Hep birlikte yediğimiz iftar yemeklerinden sonra aile büyüklerine kahve yapma işine gelirdi sıra.
Çok heyecanlanırdım. Çünkü dedem biraz zor beğenen biriydi ve kahvesi her şeyden önemliydi. Gerçekten beğendiğinde yapılan kahveyi, “Oh be kızım, yoğurt gibi olmuş” derdi. Eminim bu hikaye pek çoğunuza tanıdık gelmiştir ve yüzlerinize bir gülümseme oturmuştur çoktan. Evet “eskiler” için çok önemliydi yemekten sonra içilen kahve. Çünkü onlar başka bir kuşaktı. Ve belki de Osmanlı kültürüne bizden daha yakın oldukları içindi bu ehlikeyiflikleri. Osmanlı sarayında da kahve yapma işinin çok önemli olduğunu daha önce söylemişimdir herhalde. Bırakın kahve yapmayı, kahve sunumu bile başlı başına bir törenmiş sarayda. Bir kere, kahveyi sunacak olan kişinin kılık kıyafetinin düzgün ve temiz olması istenirmiş. Kahveden önce ikram edilen lokum da bu törenin bir parçasıymış elbette. Lokum, kömür ateşinde pişip gelen acı kahvenin tadını dengelemeye yarıyormuş. Ramazan akşamları özel günler sınıfına giriyor muydu bilmiyorum ama örneğin bayram günlerinde yapılan kahve özel zarflı fincanlarda sunulurmuş o zamanlar. Bu fincanlar kulpsuz olurmuş ve içine konuldukları zarf şeklindeki kabın kulpundan tutulurmuş. Yani, yapılışından içilişine kadar kahve bir incelik ve zarafet işiymiş.

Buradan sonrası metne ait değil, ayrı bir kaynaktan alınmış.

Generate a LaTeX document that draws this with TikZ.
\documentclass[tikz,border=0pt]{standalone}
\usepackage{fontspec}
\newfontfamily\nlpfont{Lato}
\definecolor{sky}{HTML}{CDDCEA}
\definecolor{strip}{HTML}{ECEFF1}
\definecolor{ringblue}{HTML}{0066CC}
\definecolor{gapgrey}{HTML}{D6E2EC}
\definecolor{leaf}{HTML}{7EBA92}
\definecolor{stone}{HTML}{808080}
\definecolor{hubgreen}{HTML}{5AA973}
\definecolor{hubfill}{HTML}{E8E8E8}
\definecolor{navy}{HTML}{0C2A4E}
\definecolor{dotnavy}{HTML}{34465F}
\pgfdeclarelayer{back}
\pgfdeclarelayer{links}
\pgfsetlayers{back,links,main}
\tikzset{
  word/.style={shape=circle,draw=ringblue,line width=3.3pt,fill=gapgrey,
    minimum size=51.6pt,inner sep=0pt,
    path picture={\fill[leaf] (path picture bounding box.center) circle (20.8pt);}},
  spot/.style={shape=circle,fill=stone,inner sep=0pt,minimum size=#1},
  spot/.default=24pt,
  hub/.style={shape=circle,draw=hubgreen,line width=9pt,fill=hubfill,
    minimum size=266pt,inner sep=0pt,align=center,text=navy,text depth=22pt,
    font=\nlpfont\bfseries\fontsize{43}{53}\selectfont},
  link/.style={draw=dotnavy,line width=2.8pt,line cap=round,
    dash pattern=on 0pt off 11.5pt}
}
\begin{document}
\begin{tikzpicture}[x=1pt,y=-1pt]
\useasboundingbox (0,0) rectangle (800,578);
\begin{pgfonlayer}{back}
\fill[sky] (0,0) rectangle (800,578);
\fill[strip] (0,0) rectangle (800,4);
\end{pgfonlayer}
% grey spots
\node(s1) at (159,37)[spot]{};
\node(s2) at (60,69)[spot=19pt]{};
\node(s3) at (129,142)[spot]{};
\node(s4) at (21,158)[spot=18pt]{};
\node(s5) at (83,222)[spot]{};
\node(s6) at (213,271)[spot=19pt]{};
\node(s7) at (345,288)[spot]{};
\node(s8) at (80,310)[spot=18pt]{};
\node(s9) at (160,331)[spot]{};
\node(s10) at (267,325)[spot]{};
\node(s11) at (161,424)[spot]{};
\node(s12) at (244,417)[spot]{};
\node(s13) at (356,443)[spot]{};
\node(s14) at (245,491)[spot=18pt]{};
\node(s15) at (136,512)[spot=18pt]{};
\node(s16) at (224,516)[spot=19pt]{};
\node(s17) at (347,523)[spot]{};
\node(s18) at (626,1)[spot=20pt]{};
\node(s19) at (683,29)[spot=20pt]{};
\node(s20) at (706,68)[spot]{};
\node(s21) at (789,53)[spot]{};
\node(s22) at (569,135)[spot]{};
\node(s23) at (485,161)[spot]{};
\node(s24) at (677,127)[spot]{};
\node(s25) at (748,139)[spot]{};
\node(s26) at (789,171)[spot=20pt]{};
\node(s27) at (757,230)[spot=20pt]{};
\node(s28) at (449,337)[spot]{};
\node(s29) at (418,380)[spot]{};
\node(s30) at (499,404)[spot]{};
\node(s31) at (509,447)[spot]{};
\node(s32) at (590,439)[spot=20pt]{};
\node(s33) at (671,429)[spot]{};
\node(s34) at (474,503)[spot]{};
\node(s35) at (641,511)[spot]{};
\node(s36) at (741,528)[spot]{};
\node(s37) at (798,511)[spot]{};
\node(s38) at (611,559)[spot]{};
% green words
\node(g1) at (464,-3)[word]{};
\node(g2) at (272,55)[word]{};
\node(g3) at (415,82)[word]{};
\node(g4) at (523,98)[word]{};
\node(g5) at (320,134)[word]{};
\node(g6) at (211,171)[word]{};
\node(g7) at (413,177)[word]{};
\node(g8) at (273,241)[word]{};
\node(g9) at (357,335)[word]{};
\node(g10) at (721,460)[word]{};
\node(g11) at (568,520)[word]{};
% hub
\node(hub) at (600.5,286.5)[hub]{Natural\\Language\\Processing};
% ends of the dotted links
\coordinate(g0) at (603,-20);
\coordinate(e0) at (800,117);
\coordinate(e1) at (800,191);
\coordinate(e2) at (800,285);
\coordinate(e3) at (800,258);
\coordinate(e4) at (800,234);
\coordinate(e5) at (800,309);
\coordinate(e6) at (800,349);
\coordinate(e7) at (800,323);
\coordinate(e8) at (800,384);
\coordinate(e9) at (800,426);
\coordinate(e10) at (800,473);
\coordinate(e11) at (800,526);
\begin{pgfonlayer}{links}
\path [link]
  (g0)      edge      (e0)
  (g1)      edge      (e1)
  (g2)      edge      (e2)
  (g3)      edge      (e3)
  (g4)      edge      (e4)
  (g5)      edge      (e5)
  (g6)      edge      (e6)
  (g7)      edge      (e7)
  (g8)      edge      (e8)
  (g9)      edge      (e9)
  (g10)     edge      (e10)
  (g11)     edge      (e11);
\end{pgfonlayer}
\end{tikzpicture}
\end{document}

MALZEME LİSTESİ * 4 adet güllaç yaprağı * 1 litre süt (Yaklaşık 5,5 su bardağı) * 1,5 su bardağı tozşeker * 1 su bardağı çekilmiş ceviz içi (veya fındık içi) Üzeri için; * 1 adet nar * 1 çay bardağı ceviz içi veya fındık içi
Yapılışı Önce orta boy bir tencerede süt ve tozşekeri karıştırarak orta ısılı ateşin üzerine koyun. Sürekli karıştırarak şeker eriyip süt ılınıncaya kadar ısıtın. Ilınan sütü geniş ve kenarları yüksek bir kaba aktarın. Güllaç yapraklarının her birini dört eşit parçaya bölün. Sonra da ılık sütün içine daldırıp, içinizden 10’a kadar sayıp hemen çıkarın. Bu şekilde bütün güllaç yapraklarını sütün içinde hafifçe ıslatıp çıkarın. Bu arada 20-25 santim çapında yuvarlak veya dikdörtgen şeklinde kenarları yüksek servis tabağını önünüze alın. Islattığınız güllaç yapraklarını bu tabağın içine üst üste yerleştirin. Aralarına ceviz serpiştirerek bu dizim işini bitirin. Üzerine kalan sütü gezdirin. Yaklaşık 30 dakika güllaçların sütü çekmesini bekleyin. Servise sunmadan önce, yarım su bardağı kadar soğuk sütü tekrar güllacın üzerinde gezdirin. Nar tanesi, fındık, ceviz ya da fıstık içiyle süsleyin. Servise sunmadan hemen önce üzerine aktardığınız soğuk sütle rengi iyice beyazlaşan güllacı servise sunun. Not: İsterseniz güllaçların uzun kenarına bir tatlı kaşığı kadar taze kaymak ve iki tatlı kaşığı ceviz içi koyup sigara böreği gibi sararak kenarları yüksek bir servis tabağına yan yana yerleştirebilirsiniz.